That a Trade Union should not be responsible for its torts or that a shareholder should have but a strictly limited liability for the enterprise in which he invests, may appear common sense to the ordinary mind. Nevertheless a stable society reposes on the general responsibility of individual citizens for their acts. The industrial conflict of to-day shows some recognition of all this. There are tendencies towards giving even the unskilled workers in joint stock enterprise some share both of profits and management, and this may even extend so far as to relegate the capitalist to the position of a debenture holder. Obviously, however, such a result would weaken the hold of the Trade Unions in so far as it promoted peaceful co-operation between capital and labour, and it would support the old-fashioned alliance between English law and individual liberty. Strikes do not occur in the legal profession because its position is established. The Trade Union of the future may very possibly be no more obviously militant than the Bar Council of the Law Society.

The successful working of smaller enterprises may often be more efficiently conducted by the machinery of limited partnership as provided by the Limited Partnership Act, 1907. The machinery of the Act has been neglected by solicitors who are too indolent to study it and by laymen who enjoy the pompous verbosity of a memorandum and articles of association; but in time to come it should be extensively adopted.

The State will have to exert eternal vigilance against the power of private corporations such as the above; but it must also control public corporations and its own departments and again quasi-public corporations like the Bank of England. I fancy that the Banks and big financial trusts will acquire more and more control of public policy as well as of private business and that this trouble will have to get worse before it gets better.

IV
THE CRIMINAL LAW

We shall probably see in the near future some remarkable changes in the Criminal Law which, particularly in England, is a peculiar blend of barbaric violence, medieval prejudices, and modern fallacies. To-day its sanctions are still largely theological. For instance, suicide is a crime in Great Britain mainly because it is a sin against God; but there is a growing tendency to determinism and to regard crimes and punishments purely in relation to social welfare. Thus murder is punished by hanging because it is a deadly sin; but the public are beginning to distinguish between murder by poison and murder by violence in so far as premeditation enters into the question.

There is also a disposition to avoid unnecessary cruelty or insults. If a man can be sterilized by a surgeon or standardized by a psycho-analyst, this solution of the problem will be preferred to indefinite loss of liberty, and where indefinite loss of liberty appears inevitable there is a new sentiment in favour of painless extinction. The modern criminal is either to be reformed by prison or else shut up for life and given such amenities as beer and tobacco to console him for loss of liberty. He used to be looked upon as possessed by the devil. To-day he is regarded as an imperfectly constructed creature who cannot safely be left at large if his defects cannot be set right.

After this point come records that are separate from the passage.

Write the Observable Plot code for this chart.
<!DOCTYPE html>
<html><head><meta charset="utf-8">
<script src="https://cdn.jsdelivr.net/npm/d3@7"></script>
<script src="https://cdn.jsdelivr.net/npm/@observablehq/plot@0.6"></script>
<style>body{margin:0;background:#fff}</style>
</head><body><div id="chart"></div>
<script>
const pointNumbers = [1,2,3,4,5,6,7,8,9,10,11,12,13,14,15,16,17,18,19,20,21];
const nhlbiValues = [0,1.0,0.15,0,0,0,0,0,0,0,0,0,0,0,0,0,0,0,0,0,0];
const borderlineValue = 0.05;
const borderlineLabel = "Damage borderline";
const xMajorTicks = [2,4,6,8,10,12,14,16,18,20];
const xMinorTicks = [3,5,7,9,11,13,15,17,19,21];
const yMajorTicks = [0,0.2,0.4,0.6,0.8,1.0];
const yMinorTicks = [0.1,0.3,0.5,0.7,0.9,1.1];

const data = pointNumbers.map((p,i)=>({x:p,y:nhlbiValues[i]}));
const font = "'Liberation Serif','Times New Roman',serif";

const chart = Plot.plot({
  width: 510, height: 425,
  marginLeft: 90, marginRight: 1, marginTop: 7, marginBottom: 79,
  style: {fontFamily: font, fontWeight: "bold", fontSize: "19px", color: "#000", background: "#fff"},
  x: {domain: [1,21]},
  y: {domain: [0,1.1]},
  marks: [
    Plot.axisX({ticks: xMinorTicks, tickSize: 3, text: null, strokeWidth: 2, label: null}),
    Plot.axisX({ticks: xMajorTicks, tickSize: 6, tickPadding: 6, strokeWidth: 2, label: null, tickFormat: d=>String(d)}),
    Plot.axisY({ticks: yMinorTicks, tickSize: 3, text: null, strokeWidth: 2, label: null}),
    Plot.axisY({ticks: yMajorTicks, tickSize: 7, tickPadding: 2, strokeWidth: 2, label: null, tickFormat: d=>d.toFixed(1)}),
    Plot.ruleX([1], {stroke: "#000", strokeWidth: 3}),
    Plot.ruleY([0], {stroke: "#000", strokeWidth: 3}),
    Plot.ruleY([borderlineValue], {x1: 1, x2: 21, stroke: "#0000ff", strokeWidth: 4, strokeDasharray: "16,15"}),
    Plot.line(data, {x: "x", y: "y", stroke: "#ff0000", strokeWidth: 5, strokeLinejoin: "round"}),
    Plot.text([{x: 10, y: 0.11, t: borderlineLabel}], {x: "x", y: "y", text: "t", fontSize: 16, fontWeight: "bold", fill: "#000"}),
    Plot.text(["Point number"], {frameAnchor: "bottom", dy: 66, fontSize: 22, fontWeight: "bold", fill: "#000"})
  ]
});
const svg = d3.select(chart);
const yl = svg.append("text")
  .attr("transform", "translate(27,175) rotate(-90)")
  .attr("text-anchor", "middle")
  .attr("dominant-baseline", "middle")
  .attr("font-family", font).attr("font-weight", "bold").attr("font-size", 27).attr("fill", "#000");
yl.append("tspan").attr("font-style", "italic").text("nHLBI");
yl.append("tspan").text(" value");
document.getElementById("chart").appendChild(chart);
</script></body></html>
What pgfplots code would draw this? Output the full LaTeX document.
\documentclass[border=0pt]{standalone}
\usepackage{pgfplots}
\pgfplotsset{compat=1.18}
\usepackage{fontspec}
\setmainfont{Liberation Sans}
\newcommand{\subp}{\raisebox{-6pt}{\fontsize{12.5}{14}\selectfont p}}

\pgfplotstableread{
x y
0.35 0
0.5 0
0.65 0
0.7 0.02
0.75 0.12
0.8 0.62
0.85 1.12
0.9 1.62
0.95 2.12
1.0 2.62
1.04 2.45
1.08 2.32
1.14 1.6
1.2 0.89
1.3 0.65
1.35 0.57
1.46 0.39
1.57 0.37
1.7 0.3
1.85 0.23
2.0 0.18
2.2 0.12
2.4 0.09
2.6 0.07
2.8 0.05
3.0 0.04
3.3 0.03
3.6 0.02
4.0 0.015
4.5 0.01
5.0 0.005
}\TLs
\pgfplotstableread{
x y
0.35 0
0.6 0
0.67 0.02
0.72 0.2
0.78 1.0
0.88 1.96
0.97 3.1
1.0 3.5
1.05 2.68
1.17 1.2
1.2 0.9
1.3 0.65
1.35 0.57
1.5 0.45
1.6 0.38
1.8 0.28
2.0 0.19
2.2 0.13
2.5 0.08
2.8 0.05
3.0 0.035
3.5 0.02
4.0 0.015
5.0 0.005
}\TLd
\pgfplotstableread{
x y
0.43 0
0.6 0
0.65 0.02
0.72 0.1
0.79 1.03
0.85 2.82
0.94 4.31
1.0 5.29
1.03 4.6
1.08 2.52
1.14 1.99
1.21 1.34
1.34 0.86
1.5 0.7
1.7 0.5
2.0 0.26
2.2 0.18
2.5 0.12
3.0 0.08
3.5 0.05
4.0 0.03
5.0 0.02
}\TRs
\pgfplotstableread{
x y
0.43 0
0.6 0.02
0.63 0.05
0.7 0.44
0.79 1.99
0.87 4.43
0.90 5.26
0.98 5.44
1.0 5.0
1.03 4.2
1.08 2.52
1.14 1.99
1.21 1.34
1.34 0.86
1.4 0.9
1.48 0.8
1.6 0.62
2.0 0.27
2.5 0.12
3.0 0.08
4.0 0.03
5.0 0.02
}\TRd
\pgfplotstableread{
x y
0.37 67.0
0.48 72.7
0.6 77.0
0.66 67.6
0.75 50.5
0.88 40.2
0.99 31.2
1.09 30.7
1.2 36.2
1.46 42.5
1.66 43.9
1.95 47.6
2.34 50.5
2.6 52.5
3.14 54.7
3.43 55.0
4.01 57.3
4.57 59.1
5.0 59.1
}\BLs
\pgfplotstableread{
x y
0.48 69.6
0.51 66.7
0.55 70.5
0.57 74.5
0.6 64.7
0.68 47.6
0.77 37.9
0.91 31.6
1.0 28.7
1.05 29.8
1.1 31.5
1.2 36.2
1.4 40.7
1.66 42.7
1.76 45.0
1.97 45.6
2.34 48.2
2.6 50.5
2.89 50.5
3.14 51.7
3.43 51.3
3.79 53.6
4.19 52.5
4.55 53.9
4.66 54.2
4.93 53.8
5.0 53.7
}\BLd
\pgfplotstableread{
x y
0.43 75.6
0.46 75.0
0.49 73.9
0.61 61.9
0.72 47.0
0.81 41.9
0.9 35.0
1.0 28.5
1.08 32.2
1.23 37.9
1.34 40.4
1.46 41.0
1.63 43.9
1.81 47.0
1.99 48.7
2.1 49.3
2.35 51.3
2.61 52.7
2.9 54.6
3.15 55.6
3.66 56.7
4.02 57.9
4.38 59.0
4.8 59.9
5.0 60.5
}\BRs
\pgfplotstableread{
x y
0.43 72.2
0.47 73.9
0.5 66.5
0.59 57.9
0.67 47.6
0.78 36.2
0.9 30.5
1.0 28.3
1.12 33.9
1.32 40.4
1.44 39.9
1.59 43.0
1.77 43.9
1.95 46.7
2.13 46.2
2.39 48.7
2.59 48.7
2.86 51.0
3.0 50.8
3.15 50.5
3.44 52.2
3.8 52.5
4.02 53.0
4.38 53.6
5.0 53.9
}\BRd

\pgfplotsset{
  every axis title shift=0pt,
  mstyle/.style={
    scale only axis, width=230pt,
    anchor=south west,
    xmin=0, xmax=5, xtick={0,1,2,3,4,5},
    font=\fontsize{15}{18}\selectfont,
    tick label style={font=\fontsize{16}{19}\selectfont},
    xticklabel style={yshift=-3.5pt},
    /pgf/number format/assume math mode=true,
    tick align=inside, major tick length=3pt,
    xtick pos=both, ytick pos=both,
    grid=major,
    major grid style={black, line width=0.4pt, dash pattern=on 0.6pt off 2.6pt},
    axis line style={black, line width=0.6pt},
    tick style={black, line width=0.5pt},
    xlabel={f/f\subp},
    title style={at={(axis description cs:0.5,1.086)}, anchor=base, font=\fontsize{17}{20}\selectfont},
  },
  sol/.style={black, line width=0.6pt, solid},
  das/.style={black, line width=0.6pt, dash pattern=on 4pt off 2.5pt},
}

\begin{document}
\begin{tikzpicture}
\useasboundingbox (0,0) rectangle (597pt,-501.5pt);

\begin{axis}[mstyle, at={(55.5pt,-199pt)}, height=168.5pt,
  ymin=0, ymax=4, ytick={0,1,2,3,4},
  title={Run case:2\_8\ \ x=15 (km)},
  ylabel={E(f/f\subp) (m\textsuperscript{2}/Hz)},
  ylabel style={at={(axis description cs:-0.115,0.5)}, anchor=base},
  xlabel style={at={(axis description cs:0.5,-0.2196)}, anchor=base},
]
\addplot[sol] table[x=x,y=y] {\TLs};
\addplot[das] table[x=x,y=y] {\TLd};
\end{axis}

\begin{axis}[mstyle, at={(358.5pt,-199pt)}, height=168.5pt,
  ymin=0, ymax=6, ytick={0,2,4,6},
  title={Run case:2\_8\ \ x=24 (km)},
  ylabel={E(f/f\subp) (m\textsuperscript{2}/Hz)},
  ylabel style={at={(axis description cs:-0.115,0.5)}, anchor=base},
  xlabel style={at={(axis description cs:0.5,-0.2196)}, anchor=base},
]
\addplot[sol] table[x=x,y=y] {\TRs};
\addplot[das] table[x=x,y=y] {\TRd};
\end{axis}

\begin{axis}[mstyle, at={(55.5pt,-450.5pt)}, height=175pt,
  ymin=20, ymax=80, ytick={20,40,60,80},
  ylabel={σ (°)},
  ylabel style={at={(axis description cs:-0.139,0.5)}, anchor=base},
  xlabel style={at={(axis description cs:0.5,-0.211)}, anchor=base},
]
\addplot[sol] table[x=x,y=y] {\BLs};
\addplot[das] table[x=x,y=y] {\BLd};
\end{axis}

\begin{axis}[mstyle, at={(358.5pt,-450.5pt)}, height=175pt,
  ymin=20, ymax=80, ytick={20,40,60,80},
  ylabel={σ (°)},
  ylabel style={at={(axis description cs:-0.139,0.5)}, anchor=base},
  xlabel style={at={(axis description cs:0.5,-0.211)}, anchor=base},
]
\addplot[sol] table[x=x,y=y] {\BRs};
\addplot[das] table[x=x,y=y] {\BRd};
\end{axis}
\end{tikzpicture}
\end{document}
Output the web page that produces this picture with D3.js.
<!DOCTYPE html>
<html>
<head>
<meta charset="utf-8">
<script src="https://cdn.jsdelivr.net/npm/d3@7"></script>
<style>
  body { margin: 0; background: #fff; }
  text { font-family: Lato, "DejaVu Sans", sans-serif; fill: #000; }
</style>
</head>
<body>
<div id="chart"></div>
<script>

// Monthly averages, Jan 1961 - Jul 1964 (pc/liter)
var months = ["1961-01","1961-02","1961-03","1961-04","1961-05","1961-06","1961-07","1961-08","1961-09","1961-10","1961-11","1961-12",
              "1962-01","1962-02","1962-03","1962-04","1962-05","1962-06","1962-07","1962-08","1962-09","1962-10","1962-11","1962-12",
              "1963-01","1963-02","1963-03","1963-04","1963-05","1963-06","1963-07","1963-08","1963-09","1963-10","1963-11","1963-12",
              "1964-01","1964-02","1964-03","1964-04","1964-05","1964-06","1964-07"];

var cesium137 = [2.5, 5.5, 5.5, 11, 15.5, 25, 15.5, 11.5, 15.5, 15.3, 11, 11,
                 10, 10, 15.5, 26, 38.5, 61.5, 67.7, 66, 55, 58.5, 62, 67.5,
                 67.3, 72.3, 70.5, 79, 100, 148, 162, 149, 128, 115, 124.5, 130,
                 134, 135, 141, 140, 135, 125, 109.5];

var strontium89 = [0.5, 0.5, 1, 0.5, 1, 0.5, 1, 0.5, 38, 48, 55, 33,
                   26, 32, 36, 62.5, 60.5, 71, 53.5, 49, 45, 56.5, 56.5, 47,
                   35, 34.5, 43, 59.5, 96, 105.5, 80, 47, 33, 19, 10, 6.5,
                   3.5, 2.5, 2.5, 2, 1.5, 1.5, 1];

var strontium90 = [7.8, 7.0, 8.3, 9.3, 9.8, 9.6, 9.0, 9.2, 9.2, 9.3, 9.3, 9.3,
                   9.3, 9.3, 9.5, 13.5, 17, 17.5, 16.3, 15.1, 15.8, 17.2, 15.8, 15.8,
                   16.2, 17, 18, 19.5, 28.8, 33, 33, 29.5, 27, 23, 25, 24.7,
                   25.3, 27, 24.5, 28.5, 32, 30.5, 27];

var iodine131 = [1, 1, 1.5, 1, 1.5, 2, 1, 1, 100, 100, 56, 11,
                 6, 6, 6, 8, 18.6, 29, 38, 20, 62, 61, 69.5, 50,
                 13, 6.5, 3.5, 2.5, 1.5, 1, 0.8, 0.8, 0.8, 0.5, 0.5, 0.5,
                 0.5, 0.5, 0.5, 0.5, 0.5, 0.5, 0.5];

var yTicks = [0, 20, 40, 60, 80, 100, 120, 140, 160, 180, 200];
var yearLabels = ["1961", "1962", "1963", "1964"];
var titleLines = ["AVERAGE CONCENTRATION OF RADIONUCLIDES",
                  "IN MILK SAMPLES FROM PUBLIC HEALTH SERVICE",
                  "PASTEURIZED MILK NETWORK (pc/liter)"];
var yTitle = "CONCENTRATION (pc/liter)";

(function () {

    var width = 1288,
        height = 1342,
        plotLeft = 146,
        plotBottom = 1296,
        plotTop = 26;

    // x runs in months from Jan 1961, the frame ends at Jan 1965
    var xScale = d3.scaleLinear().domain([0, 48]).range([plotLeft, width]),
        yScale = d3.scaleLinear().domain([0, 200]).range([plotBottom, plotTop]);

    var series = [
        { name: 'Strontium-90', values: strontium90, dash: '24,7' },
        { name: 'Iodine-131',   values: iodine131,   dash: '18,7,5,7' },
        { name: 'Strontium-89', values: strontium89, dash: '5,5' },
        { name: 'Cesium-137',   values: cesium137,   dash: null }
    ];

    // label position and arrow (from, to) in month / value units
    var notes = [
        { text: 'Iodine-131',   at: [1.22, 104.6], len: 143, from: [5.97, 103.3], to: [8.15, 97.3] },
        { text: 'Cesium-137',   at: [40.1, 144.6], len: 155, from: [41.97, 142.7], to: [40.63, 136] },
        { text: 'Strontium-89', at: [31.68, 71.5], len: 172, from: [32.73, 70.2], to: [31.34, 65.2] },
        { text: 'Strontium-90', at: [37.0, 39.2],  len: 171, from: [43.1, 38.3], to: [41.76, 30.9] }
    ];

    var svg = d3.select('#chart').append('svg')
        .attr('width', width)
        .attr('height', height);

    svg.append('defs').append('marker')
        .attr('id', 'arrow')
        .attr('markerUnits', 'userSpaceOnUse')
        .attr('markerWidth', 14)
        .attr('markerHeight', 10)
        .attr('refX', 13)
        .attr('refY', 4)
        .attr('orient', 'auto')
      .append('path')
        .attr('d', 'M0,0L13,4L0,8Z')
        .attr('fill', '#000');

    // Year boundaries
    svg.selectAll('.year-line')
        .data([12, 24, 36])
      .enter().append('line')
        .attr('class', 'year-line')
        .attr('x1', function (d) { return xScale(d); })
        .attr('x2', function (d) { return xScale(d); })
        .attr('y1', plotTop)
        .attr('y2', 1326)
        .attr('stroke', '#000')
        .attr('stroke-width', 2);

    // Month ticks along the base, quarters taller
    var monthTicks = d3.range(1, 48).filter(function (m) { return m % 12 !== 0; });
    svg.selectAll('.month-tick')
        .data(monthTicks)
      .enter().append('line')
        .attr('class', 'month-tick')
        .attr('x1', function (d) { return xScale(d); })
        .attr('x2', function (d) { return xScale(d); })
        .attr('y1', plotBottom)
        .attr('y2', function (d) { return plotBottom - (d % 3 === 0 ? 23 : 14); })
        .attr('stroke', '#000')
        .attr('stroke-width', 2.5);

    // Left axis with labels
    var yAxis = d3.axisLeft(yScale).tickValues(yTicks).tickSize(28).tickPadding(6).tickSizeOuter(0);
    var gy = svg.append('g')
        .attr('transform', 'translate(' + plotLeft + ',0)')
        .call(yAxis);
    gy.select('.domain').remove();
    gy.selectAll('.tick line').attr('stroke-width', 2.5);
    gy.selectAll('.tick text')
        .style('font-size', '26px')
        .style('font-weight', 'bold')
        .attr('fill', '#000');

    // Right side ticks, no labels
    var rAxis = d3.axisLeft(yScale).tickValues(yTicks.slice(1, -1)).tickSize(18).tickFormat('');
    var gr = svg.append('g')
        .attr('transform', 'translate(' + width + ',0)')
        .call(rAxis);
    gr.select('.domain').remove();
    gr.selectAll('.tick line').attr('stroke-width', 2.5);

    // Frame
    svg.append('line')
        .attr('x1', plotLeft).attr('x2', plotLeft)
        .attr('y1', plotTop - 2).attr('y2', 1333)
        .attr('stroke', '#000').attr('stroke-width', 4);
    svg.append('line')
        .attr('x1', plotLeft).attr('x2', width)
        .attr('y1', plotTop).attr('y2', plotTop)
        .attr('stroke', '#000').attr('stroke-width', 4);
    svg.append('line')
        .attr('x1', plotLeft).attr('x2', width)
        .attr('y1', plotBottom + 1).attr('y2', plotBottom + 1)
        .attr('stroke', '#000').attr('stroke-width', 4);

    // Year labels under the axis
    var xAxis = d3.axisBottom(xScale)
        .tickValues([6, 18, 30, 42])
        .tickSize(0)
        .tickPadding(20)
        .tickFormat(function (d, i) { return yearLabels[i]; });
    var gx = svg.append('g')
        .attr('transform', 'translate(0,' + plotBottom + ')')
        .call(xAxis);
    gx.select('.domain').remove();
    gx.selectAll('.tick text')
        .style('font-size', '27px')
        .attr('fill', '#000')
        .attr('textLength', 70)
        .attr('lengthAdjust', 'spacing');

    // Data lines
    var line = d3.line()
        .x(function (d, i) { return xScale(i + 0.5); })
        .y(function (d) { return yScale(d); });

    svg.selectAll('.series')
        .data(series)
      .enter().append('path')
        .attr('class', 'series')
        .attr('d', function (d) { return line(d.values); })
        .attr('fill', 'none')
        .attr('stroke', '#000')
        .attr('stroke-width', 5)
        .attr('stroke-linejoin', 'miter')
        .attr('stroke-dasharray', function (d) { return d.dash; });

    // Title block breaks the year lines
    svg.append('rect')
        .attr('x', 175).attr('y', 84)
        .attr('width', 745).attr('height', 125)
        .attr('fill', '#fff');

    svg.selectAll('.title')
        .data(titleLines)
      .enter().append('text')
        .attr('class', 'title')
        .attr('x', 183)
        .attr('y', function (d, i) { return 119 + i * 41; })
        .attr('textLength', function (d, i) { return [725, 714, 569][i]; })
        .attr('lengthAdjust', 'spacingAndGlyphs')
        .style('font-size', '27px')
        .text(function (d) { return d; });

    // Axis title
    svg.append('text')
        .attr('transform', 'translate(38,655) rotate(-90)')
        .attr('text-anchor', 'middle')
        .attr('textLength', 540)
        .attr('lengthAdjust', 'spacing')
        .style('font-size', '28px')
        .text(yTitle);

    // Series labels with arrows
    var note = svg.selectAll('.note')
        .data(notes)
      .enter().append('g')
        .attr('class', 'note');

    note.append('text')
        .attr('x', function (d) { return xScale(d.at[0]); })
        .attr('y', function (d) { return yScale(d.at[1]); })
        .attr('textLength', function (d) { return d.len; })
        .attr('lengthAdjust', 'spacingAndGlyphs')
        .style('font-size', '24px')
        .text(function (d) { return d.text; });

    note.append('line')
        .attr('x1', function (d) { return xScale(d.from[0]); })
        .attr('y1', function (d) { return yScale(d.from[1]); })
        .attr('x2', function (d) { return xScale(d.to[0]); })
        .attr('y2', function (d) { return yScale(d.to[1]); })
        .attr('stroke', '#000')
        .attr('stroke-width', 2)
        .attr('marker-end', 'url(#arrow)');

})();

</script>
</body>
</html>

This scientific point of view is in some respects not so human as the Christian attitude; but it makes for politeness to the criminal. The younger judges (e.g., Mr. Justice Finlay) are courteous and sympathetic even when pronouncing sentence of death. The scolding manner of the old type of judge will probably disappear in the next twenty years, and perhaps we shall one day escape even the intolerable inquisitiveness and pharisaical insolence displayed by the less gentlemanly type of coroner, who presumes on the anomalous privileges of his venerable Court to ransack irrelevant details and censure long-forgotten irregularities in the lives and careers of persons sufficiently unfortunate to be united by kinship or friendship to suicides and murderers. Sir Hall Caine recently made an useful protest on this point.

The famous narrative of the execution of Socrates by voluntarily taking hemlock is not very creditable to our modern civilization. Socrates is surrounded by his friends and his executioner is civil and amiable. Socrates feels that this death is due to a certain blindness on the part of his fellow-citizens to the importance of what he has to tell them; but this collective stupidity does not diminish his respect for the laws of his country. He is perfectly willing to suffer death in order to vindicate laws which, taken as a whole, are essential to the public safety. “Father, forgive them for they know not what they do” are words which would have fitted quite naturally into Plato’s account of the famous scene. The last utterances of many criminals have often implied an acquiescence in the public necessity of laws which pinch the individual hardly at certain crises of life.

A man is found guilty of rape if by persistent effort he has tired the woman out or weakened her impulse to resist him. That may seem harsh but is it any less harsh than to hang a man who has been mercilessly nagged for an hour by an uncongenial wife after years of matrimonial misery aggravated by the irritant of chronic semi-starvation? On the other hand, this condemned criminal may feel that by his death he is providing a better security for human life in time to come, just as, according to William James, the vivisected dog might (if properly instructed) know that he was helping to save both dog and man from the ravages of incurable disease.